Frederico Chaves Sampaio Júnior, assessor de relações internacionais do IFS, foi peça fundamental para a organização da avaliação. Segundo ele, a prova atende a uma exigência importante para o processo de naturalização no Brasil. “Os estrangeiros precisam fazer um curso reconhecido pelo Ministério da Educação, como o nosso de Português como Língua Adicional, e nesse curso tem que haver pelo menos uma avaliação presencial”, explica. Ao identificar a necessidade de incluir a avaliação no processo, o IFS atualizou seu Projeto Pedagógico de Curso (PPC) para contemplar essa etapa essencial. “Esse é um dos requisitos que eles precisam preencher para obtenção da naturalização, e nós ajudamos dentro do que nos compete”, conclui Frederico.
Iginio e o recomeço no Brasil
Enquanto Valeriia esperava seu momento de brilhar na prova de português, o venezuelano Iginio José Rivero Moreno, de 49 anos, também criava expectativas para cumprir esta etapa do processo necessário para a naturalização. Licenciado em Educação na Venezuela, trabalhava como docente universitário e escultor. A crise que assolou o país a partir de 2015 trouxe muitos desafios, levando-o a deixar sua terra natal em 2019. Inicialmente, a visita ao Brasil era para passar férias e explorar possibilidades. No entanto, a pandemia de 2020 e eventos pessoais acabaram prorrogando a estadia, que se transformou em uma nova vida.

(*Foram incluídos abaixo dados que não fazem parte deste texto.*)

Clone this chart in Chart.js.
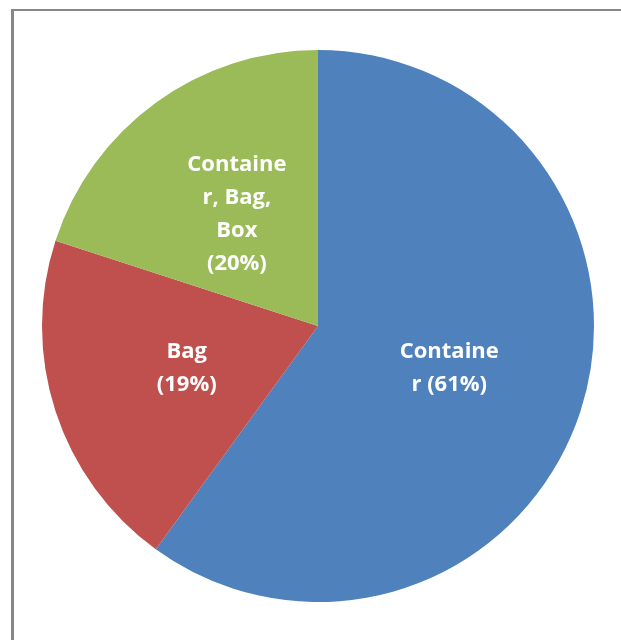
<!DOCTYPE html>
<html>
<head>
<meta charset="utf-8">
<script src="https://cdn.jsdelivr.net/npm/chart.js@4"></script>
<style>
  html, body { margin: 0; padding: 0; background: #fff; overflow: hidden; }
  #frame { position: absolute; left: 11px; top: 9px; width: 700px; height: 700px;
           border-left: 3px solid #878787; border-top: 2px solid #878787; box-sizing: border-box; }
  #wrap { position: absolute; left: 0; top: 0; width: 621px; height: 640px; }
</style>
</head>
<body>
<div id="frame"></div>
<div id="wrap"><canvas id="c" width="621" height="640"></canvas></div>
<script>
const categories = ["Container", "Bag", "Container, Bag, Box"];
const shares = [60, 20, 20];
const labelLines = [["Containe", "r (61%)"], ["Bag", "(19%)"], ["Containe", "r, Bag,", "Box", "(20%)"]];
const sliceColors = ["#4F81BD", "#C0504D", "#9BBB59"];

const labelPlugin = {
  id: 'sliceLabels',
  afterDatasetsDraw(chart) {
    const ctx = chart.ctx;
    const meta = chart.getDatasetMeta(0);
    ctx.save();
    ctx.fillStyle = '#ffffff';
    ctx.font = 'bold 22px "Open Sans", "DejaVu Sans", sans-serif';
    ctx.textAlign = 'center';
    ctx.textBaseline = 'middle';
    const lh = 33;
    meta.data.forEach((arc, i) => {
      const p = arc.getCenterPoint();
      const lines = labelLines[i];
      const start = p.y - (lines.length - 1) * lh / 2;
      lines.forEach((t, j) => ctx.fillText(t, p.x, start + j * lh));
    });
    ctx.restore();
  }
};

new Chart(document.getElementById('c'), {
  type: 'pie',
  data: {
    labels: categories,
    datasets: [{ data: shares, backgroundColor: sliceColors, borderWidth: 0 }]
  },
  options: {
    responsive: false,
    animation: false,
    layout: { padding: { left: 42, top: 50, right: 27, bottom: 38 } },
    plugins: { legend: { display: false }, tooltip: { enabled: false } }
  },
  plugins: [labelPlugin]
});
</script>
</body>
</html>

Iginio encontrou no Brasil uma nova chance. “A minha experiência de vida neste país tem sido grata. Em termos gerais, posso dizer que tenho vivenciado uma grande solidariedade e apoio por parte do povo brasileiro com os quais tive contato”, conta. Hoje ele vive como autônomo, trabalhando como escultor, e encontrou a estabilidade emocional ao construir uma família com sua esposa brasileira, Talita Xavier Costa, e sua filha, Manuela de Las Rosas Rivero Costa. Os finais de semana são preenchidos com passeios, encontros familiares e momentos de celebração pela terra que o acolheu. Embora diferenças culturais entre Brasil e Venezuela sejam evidentes – da língua a costumes e tradições –, Iginio se adaptou com naturalidade e, até mesmo, trouxe um toque de sua cultura para seu novo lar. Ele recorda com saudade da famosa farinha de milho branco venezuelana, usada para fazer as tradicionais arepas, mas encontrou formas criativas de driblar a ausência de ingredientes típicos, e assim mostrar que as raízes podem florescer em qualquer lugar onde se sinta acolhido
Ao final daquela prova de setembro, todos os 12 candidatos foram aprovados. Assim, mais um passo foi dado rumo ao sonho de se tornarem oficialmente brasileiros. “Não é possível planejar algo – ninguém sabe o que acontecerá amanhã. Mas eu não pretendo voltar para a Rússia, apenas visitar. Minha vida já está aqui”, diz Valeriia, olhando para o futuro com os olhos de quem já encontrou um novo lar.